Portland chooses its school board members through ranked-choice voting. The system requires candidates who receive more than 50 percent of the votes to be declared the winner. Voters rank candidates by preference so that instant runoffs can he held if no candidate tops 50 percent in the initial count.

In races where candidates are vying for a single position and no one gets an outright majority in the first round, the candidate that is in last place is knocked off the ballot. His or her ballots are then redistributed based on the second choices. The process continues until someone wins more than 50 percent of the vote.

But because there are two open at-large seats, the candidates for those seats will be chosen through a different ranked-choice voting process called multiple pass instant runoff voting.
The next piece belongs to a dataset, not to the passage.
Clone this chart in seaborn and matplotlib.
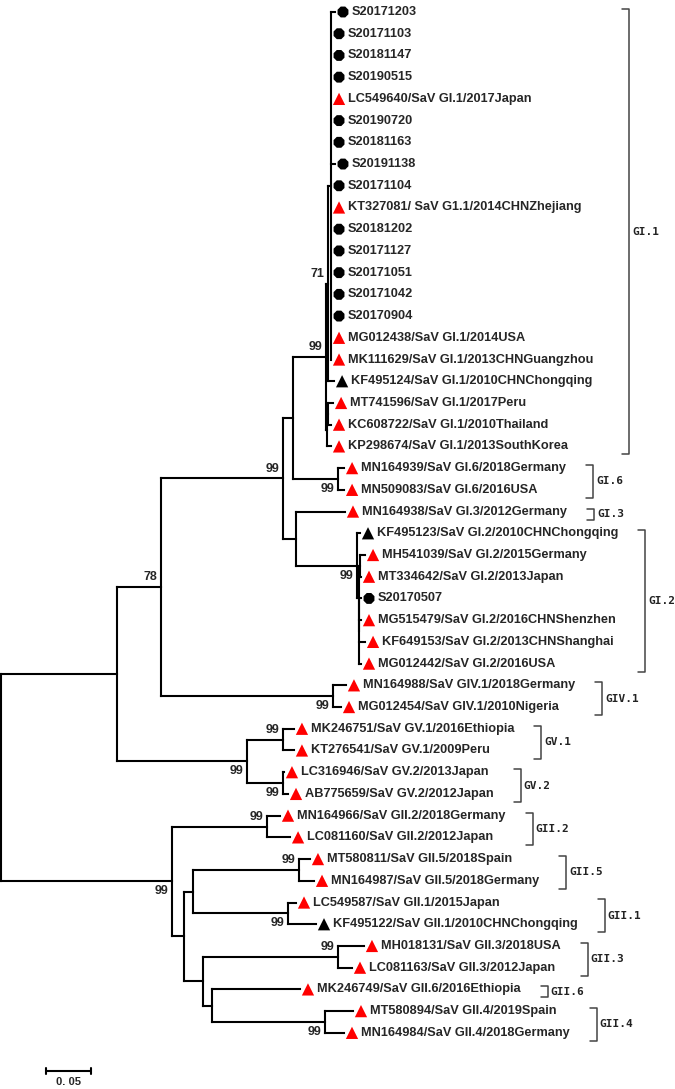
import numpy as np
import pandas as pd
import matplotlib
matplotlib.use("Agg")
import matplotlib.pyplot as plt
import seaborn as sns

# ---- tree data: leaves (top to bottom) ----
taxa = [
    "S20171203", "S20171103", "S20181147", "S20190515",
    "LC549640/SaV GI.1/2017Japan", "S20190720", "S20181163", "S20191138",
    "S20171104", "KT327081/ SaV G1.1/2014CHNZhejiang", "S20181202", "S20171127",
    "S20171051", "S20171042", "S20170904", "MG012438/SaV GI.1/2014USA",
    "MK111629/SaV GI.1/2013CHNGuangzhou", "KF495124/SaV GI.1/2010CHNChongqing",
    "MT741596/SaV GI.1/2017Peru", "KC608722/SaV GI.1/2010Thailand",
    "KP298674/SaV GI.1/2013SouthKorea", "MN164939/SaV GI.6/2018Germany",
    "MN509083/SaV GI.6/2016USA", "MN164938/SaV GI.3/2012Germany",
    "KF495123/SaV GI.2/2010CHNChongqing", "MH541039/SaV GI.2/2015Germany",
    "MT334642/SaV GI.2/2013Japan", "S20170507",
    "MG515479/SaV GI.2/2016CHNShenzhen", "KF649153/SaV GI.2/2013CHNShanghai",
    "MG012442/SaV GI.2/2016USA", "MN164988/SaV GIV.1/2018Germany",
    "MG012454/SaV GIV.1/2010Nigeria", "MK246751/SaV GV.1/2016Ethiopia",
    "KT276541/SaV GV.1/2009Peru", "LC316946/SaV GV.2/2013Japan",
    "AB775659/SaV GV.2/2012Japan", "MN164966/SaV GII.2/2018Germany",
    "LC081160/SaV GII.2/2012Japan", "MT580811/SaV GII.5/2018Spain",
    "MN164987/SaV GII.5/2018Germany", "LC549587/SaV GII.1/2015Japan",
    "KF495122/SaV GII.1/2010CHNChongqing", "MH018131/SaV GII.3/2018USA",
    "LC081163/SaV GII.3/2012Japan", "MK246749/SaV GII.6/2016Ethiopia",
    "MT580894/SaV GII.4/2019Spain", "MN164984/SaV GII.4/2018Germany",
]
taxa_kind = (["sample"] * 4 + ["ref"] + ["sample"] * 4 + ["ref"] + ["sample"] * 5
             + ["ref", "ref", "cq"] + ["ref"] * 6 + ["cq", "ref", "ref", "sample"]
             + ["ref"] * 14 + ["cq"] + ["ref"] * 5)
taxa_parent = (["poly"] * 17 + ["n71", "K2", "K2", "K", "GI6", "GI6", "H", "GI2",
               "GI2p", "GI2p", "GI2c", "GI2c", "GI2c", "GI2c", "GIV1", "GIV1",
               "GV1", "GV1", "GV2", "GV2", "GII2", "GII2", "GII5", "GII5",
               "GII1", "GII1", "GII3", "GII3", "E", "GII4", "GII4"])
taxa_len = [0.0044, 0, 0, 0, 0, 0, 0, 0.0044, 0, 0, 0, 0, 0, 0, 0, 0, 0,
            0.0067, 0.0056, 0.0033, 0.0044, 0.0067, 0.0067, 0.0544, 0.0033,
            0.0056, 0.0011, 0.0022, 0.0022, 0.0067, 0.0022, 0.0144, 0.0089,
            0.0122, 0.0122, 0.0011, 0.0056, 0.0144, 0.0256, 0.0122, 0.0167,
            0.0089, 0.0311, 0.0289, 0.0156, 0.0978, 0.0311, 0.0211]

# ---- internal nodes ----
node_names = ["root", "up", "P", "G", "F", "GI1", "n71", "poly", "K", "K2", "GI6",
              "H", "GI2", "GI2b", "GI2p", "GI2c", "GIV1", "V", "GV1", "GV2", "A",
              "GII2", "B", "C", "GII5", "GII1", "D", "GII3", "E", "GII4"]
node_parent = [None, "root", "up", "P", "G", "F", "GI1", "n71", "GI1", "K", "F",
               "G", "H", "GI2", "GI2b", "GI2b", "P", "up", "V", "V", "root",
               "A", "A", "B", "C", "C", "B", "D", "D", "E"]
node_len = [0, 0.1289, 0.0489, 0.1356, 0.0111, 0.0367, 0.0022, 0.0033, 0.0011,
            0.0011, 0.0500, 0.0144, 0.0678, 0.0022, 0.0011, 0.0, 0.1911, 0.1444,
            0.0400, 0.0400, 0.1900, 0.1056, 0.0133, 0.0100, 0.1178, 0.1056,
            0.0211, 0.1500, 0.0100, 0.1256]
node_support = [None, None, 78, 99, None, 99, 71, None, None, None, 99,
                None, 99, None, None, None, 99, 99, 99, 99, 99,
                99, None, None, 99, 99, None, 99, None, 99]

# ---- genogroup brackets ----
clade_names = ["GI.1", "GI.6", "GI.3", "GI.2", "GIV.1", "GV.1", "GV.2",
               "GII.2", "GII.5", "GII.1", "GII.3", "GII.6", "GII.4"]
clade_first = [1, 22, 24, 25, 32, 34, 36, 38, 40, 42, 44, 46, 47]
clade_last = [21, 23, 24, 31, 33, 35, 37, 39, 41, 43, 45, 46, 48]

scale_len = 0.05

# ---- layout ----
parent = dict(zip(node_names, node_parent))
parent.update(zip(taxa, taxa_parent))
blen = dict(zip(node_names, node_len))
blen.update(zip(taxa, taxa_len))
children = {n: [] for n in node_names}
for name, p in parent.items():
    if p is not None:
        children[p].append(name)

xpos = {}
def set_x(n, x0):
    xpos[n] = x0
    for c in children.get(n, []):
        set_x(c, x0 + blen[c])
set_x("root", 0.0)

ypos = {t: i for i, t in enumerate(taxa)}
def set_y(n):
    if n in ypos:
        return ypos[n]
    ys = sorted(set_y(c) for c in children[n])
    ypos[n] = (ys[0] + ys[-1]) / 2
    return ypos[n]
set_y("root")

# ---- figure ----
sns.set_style("white")
plt.rcParams["font.family"] = ["Liberation Sans", "DejaVu Sans"]
W, H = 675, 1089
fig = plt.figure(figsize=(W / 100, H / 100), dpi=100)
ax = fig.add_axes([0, 0, 1, 1])
px = 1 / 900          # tree units per pixel
rowpx = 21.72         # pixels per leaf row
x0px, y0px = 1, 12

lw = 1.5
for n, p in parent.items():
    if p is None or blen[n] == 0:
        continue
    ax.plot([xpos[p], xpos[n]], [ypos[n]] * 2, color="black", lw=lw,
            solid_capstyle="projecting")
for n in node_names:
    ys = [ypos[c] for c in children[n]]
    ax.plot([xpos[n]] * 2, [min(ys), max(ys)], color="black", lw=lw,
            solid_capstyle="projecting")

df = pd.DataFrame({"x": [xpos[t] + 8 * px for t in taxa],
                   "y": np.arange(len(taxa)), "kind": taxa_kind})
sns.scatterplot(data=df, x="x", y="y", hue="kind", style="kind", size="kind",
                markers={"sample": "8", "ref": "^", "cq": "^"},
                palette={"sample": "black", "ref": "#ff0000", "cq": "black"},
                sizes={"sample": 72, "ref": 78, "cq": 78},
                linewidth=0, legend=False, ax=ax, zorder=3)

tip_texts = []
for i, t in enumerate(taxa):
    tip_texts.append(ax.text(xpos[t] + 17 * px, i, t, fontsize=9.2, fontweight="bold",
                             va="center", ha="left"))

for n, s in zip(node_names, node_support):
    if s is None:
        continue
    dy = -0.45 if ypos[n] < ypos[parent[n]] else 0.45
    ax.text(xpos[n] - 4 * px, ypos[n] + dy, str(s), fontsize=9, fontweight="bold",
            ha="right", va="center")

ax.set_xlim(-x0px * px, (W - x0px) * px)
ax.set_ylim((H - y0px) / rowpx, -y0px / rowpx)
ax.axis("off")

fig.canvas.draw()
renderer = fig.canvas.get_renderer()
inv = ax.transData.inverted()
for k, (name, a, b) in enumerate(zip(clade_names, clade_first, clade_last)):
    right = max(tip_texts[i].get_window_extent(renderer).x1 for i in range(a - 1, b))
    pad = 36 if k == 0 else 27
    bx = inv.transform((right + pad, 0))[0]
    top, bot = a - 1 - 0.14, b - 1 + 0.37
    ax.plot([bx - 7 * px, bx, bx, bx - 7 * px], [top, top, bot, bot],
            color="#444444", lw=1.1)
    ax.text(bx + 3 * px, (top + bot) / 2, name, fontsize=8, fontweight="bold",
            family="DejaVu Sans Mono", ha="left", va="center", color="#222222")

# scale bar
sy = (1071 - y0px) / rowpx
ax.plot([scale_len, 2 * scale_len], [sy, sy], color="black", lw=lw)
for sx in (scale_len, 2 * scale_len):
    ax.plot([sx, sx], [sy - 0.15, sy + 0.15], color="black", lw=lw)
ax.text(1.5 * scale_len, sy + 0.52, "0. 05", fontsize=8, fontweight="bold",
        ha="center", va="center")

fig.savefig("out.png", dpi=100)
There will effectively be two separate runoff elections, a process that some say can limit the ability of minority voting blocs to gain representation.

Under Portland’s rules, when there are multiple open seats voters cast their ballots ranking each candidate in order of preference and the same runoff process is used to determine the first winner. However, after the first seat is filled, the winning candidate also gets removed from the ballots and that person’s votes are then redistributed.

The problem with using instant runoff when there are multiple seats open is that if you have a majority who put a bloc first, then that bloc will be elected and there won’t be proportional representation, said Christoph Borgers, a Tufts University mathematics professor who has studied and written about electoral systems.

This happened in the June 2021 Portland Charter Commission election, when four candidates – including one who only got 4 percent of the vote in the initial runoff – banded together, ran as a team and all won seats on the commission.

The city is considering changing the voting system in cases where candidates are competing for multiple seats to proportional ranked-choice voting. Rather than requiring one candidate to win more than 50 percent of the vote, proportional ranked-choice allows multiple candidates to win smaller shares of the total based on the number of available seats and the number of candidates.

The charter commission has conceptually approved moving to a different form of ranked-choice voting but has not approved formal language. If formal language is approved, the question of whether to change the ranked-choice process for multiseat races will go to the voters in November.